● **Written instruction**
Quote the whole listing exactly. Leave the pictures out of your copy.

[START OF Data extract]

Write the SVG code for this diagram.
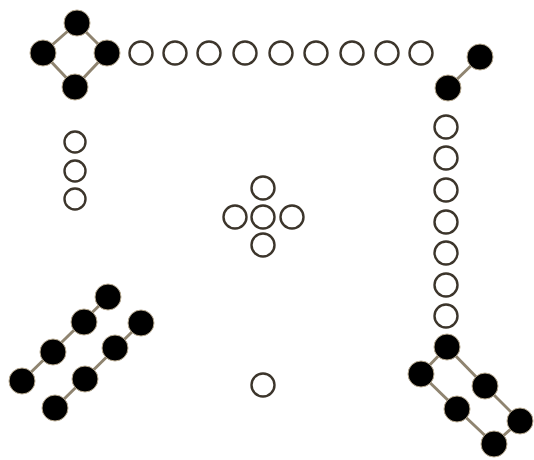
<svg xmlns="http://www.w3.org/2000/svg" width="534" height="460" viewBox="0 0 534 460">
<style>
.b{fill:#000;stroke:#b9ab92;stroke-width:1}
.h{fill:#fff;stroke:#3c352b;stroke-width:2.4}
.e{stroke:#8f8470;stroke-width:3;fill:none}
</style>
<defs>
<circle id="bc" r="13" class="b"/>
<circle id="hc" r="11.5" class="h"/>
</defs>
<rect width="534" height="460" fill="#fff"/>
<g id="connectors">
<line class="e" x1="77" y1="23" x2="43" y2="53"/>
<line class="e" x1="77" y1="23" x2="107" y2="53"/>
<line class="e" x1="43" y1="53" x2="75" y2="87"/>
<line class="e" x1="107" y1="53" x2="75" y2="87"/>
<line class="e" x1="480" y1="57" x2="448" y2="88"/>
<line class="e" x1="108" y1="297" x2="22" y2="381"/>
<line class="e" x1="141" y1="323" x2="55" y2="408"/>
<line class="e" x1="447" y1="347" x2="421" y2="374"/>
<line class="e" x1="447" y1="347" x2="485" y2="386"/>
<line class="e" x1="485" y1="386" x2="520" y2="421"/>
<line class="e" x1="421" y1="374" x2="457" y2="409"/>
<line class="e" x1="457" y1="409" x2="494" y2="444"/>
<line class="e" x1="494" y1="444" x2="520" y2="421"/>
</g>
<g id="diamond">
<use href="#bc" x="77" y="23"/><use href="#bc" x="43" y="53"/><use href="#bc" x="107" y="53"/><use href="#bc" x="75" y="87"/>
</g>
<g id="top-row">
<use href="#hc" x="141" y="53"/><use href="#hc" x="175" y="53"/><use href="#hc" x="209" y="53"/><use href="#hc" x="245" y="53"/><use href="#hc" x="281" y="53"/><use href="#hc" x="316" y="53"/><use href="#hc" x="352" y="53"/><use href="#hc" x="387" y="53"/><use href="#hc" x="421" y="53"/>
</g>
<g id="top-right-pair">
<use href="#bc" x="480" y="57"/><use href="#bc" x="448" y="88"/>
</g>
<g id="right-column">
<use href="#hc" x="446" y="127"/><use href="#hc" x="446" y="158"/><use href="#hc" x="446" y="190"/><use href="#hc" x="446" y="222"/><use href="#hc" x="446" y="253"/><use href="#hc" x="446" y="285"/><use href="#hc" x="446" y="316"/>
</g>
<g id="left-column">
<circle class="h" cx="75" cy="142" r="10.5"/><circle class="h" cx="75" cy="171" r="10.5"/><circle class="h" cx="75" cy="199" r="10.5"/>
</g>
<g id="cross">
<use href="#hc" x="263" y="188"/><use href="#hc" x="235" y="217"/><use href="#hc" x="263" y="217"/><use href="#hc" x="292" y="217"/><use href="#hc" x="263" y="245"/>
</g>
<g id="bottom-center">
<use href="#hc" x="263" y="385"/>
</g>
<g id="chain-1">
<use href="#bc" x="108" y="297"/><use href="#bc" x="84" y="322"/><use href="#bc" x="53" y="352"/><use href="#bc" x="22" y="381"/>
</g>
<g id="chain-2">
<use href="#bc" x="141" y="323"/><use href="#bc" x="115" y="348"/><use href="#bc" x="85" y="379"/><use href="#bc" x="55" y="408"/>
</g>
<g id="ring">
<use href="#bc" x="447" y="347"/><use href="#bc" x="421" y="374"/><use href="#bc" x="485" y="386"/><use href="#bc" x="457" y="409"/><use href="#bc" x="520" y="421"/><use href="#bc" x="494" y="444"/>
</g>
</svg>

[END OF Data extract]

● **Result of the exercise**
Write the SVG code for this diagram.
<svg xmlns="http://www.w3.org/2000/svg" width="534" height="460" viewBox="0 0 534 460">
<style>
.b{fill:#000;stroke:#b9ab92;stroke-width:1}
.h{fill:#fff;stroke:#3c352b;stroke-width:2.4}
.e{stroke:#8f8470;stroke-width:3;fill:none}
</style>
<defs>
<circle id="bc" r="13" class="b"/>
<circle id="hc" r="11.5" class="h"/>
</defs>
<rect width="534" height="460" fill="#fff"/>
<g id="connectors">
<line class="e" x1="77" y1="23" x2="43" y2="53"/>
<line class="e" x1="77" y1="23" x2="107" y2="53"/>
<line class="e" x1="43" y1="53" x2="75" y2="87"/>
<line class="e" x1="107" y1="53" x2="75" y2="87"/>
<line class="e" x1="480" y1="57" x2="448" y2="88"/>
<line class="e" x1="108" y1="297" x2="22" y2="381"/>
<line class="e" x1="141" y1="323" x2="55" y2="408"/>
<line class="e" x1="447" y1="347" x2="421" y2="374"/>
<line class="e" x1="447" y1="347" x2="485" y2="386"/>
<line class="e" x1="485" y1="386" x2="520" y2="421"/>
<line class="e" x1="421" y1="374" x2="457" y2="409"/>
<line class="e" x1="457" y1="409" x2="494" y2="444"/>
<line class="e" x1="494" y1="444" x2="520" y2="421"/>
</g>
<g id="diamond">
<use href="#bc" x="77" y="23"/><use href="#bc" x="43" y="53"/><use href="#bc" x="107" y="53"/><use href="#bc" x="75" y="87"/>
</g>
<g id="top-row">
<use href="#hc" x="141" y="53"/><use href="#hc" x="175" y="53"/><use href="#hc" x="209" y="53"/><use href="#hc" x="245" y="53"/><use href="#hc" x="281" y="53"/><use href="#hc" x="316" y="53"/><use href="#hc" x="352" y="53"/><use href="#hc" x="387" y="53"/><use href="#hc" x="421" y="53"/>
</g>
<g id="top-right-pair">
<use href="#bc" x="480" y="57"/><use href="#bc" x="448" y="88"/>
</g>
<g id="right-column">
<use href="#hc" x="446" y="127"/><use href="#hc" x="446" y="158"/><use href="#hc" x="446" y="190"/><use href="#hc" x="446" y="222"/><use href="#hc" x="446" y="253"/><use href="#hc" x="446" y="285"/><use href="#hc" x="446" y="316"/>
</g>
<g id="left-column">
<circle class="h" cx="75" cy="142" r="10.5"/><circle class="h" cx="75" cy="171" r="10.5"/><circle class="h" cx="75" cy="199" r="10.5"/>
</g>
<g id="cross">
<use href="#hc" x="263" y="188"/><use href="#hc" x="235" y="217"/><use href="#hc" x="263" y="217"/><use href="#hc" x="292" y="217"/><use href="#hc" x="263" y="245"/>
</g>
<g id="bottom-center">
<use href="#hc" x="263" y="385"/>
</g>
<g id="chain-1">
<use href="#bc" x="108" y="297"/><use href="#bc" x="84" y="322"/><use href="#bc" x="53" y="352"/><use href="#bc" x="22" y="381"/>
</g>
<g id="chain-2">
<use href="#bc" x="141" y="323"/><use href="#bc" x="115" y="348"/><use href="#bc" x="85" y="379"/><use href="#bc" x="55" y="408"/>
</g>
<g id="ring">
<use href="#bc" x="447" y="347"/><use href="#bc" x="421" y="374"/><use href="#bc" x="485" y="386"/><use href="#bc" x="457" y="409"/><use href="#bc" x="520" y="421"/><use href="#bc" x="494" y="444"/>
</g>
</svg>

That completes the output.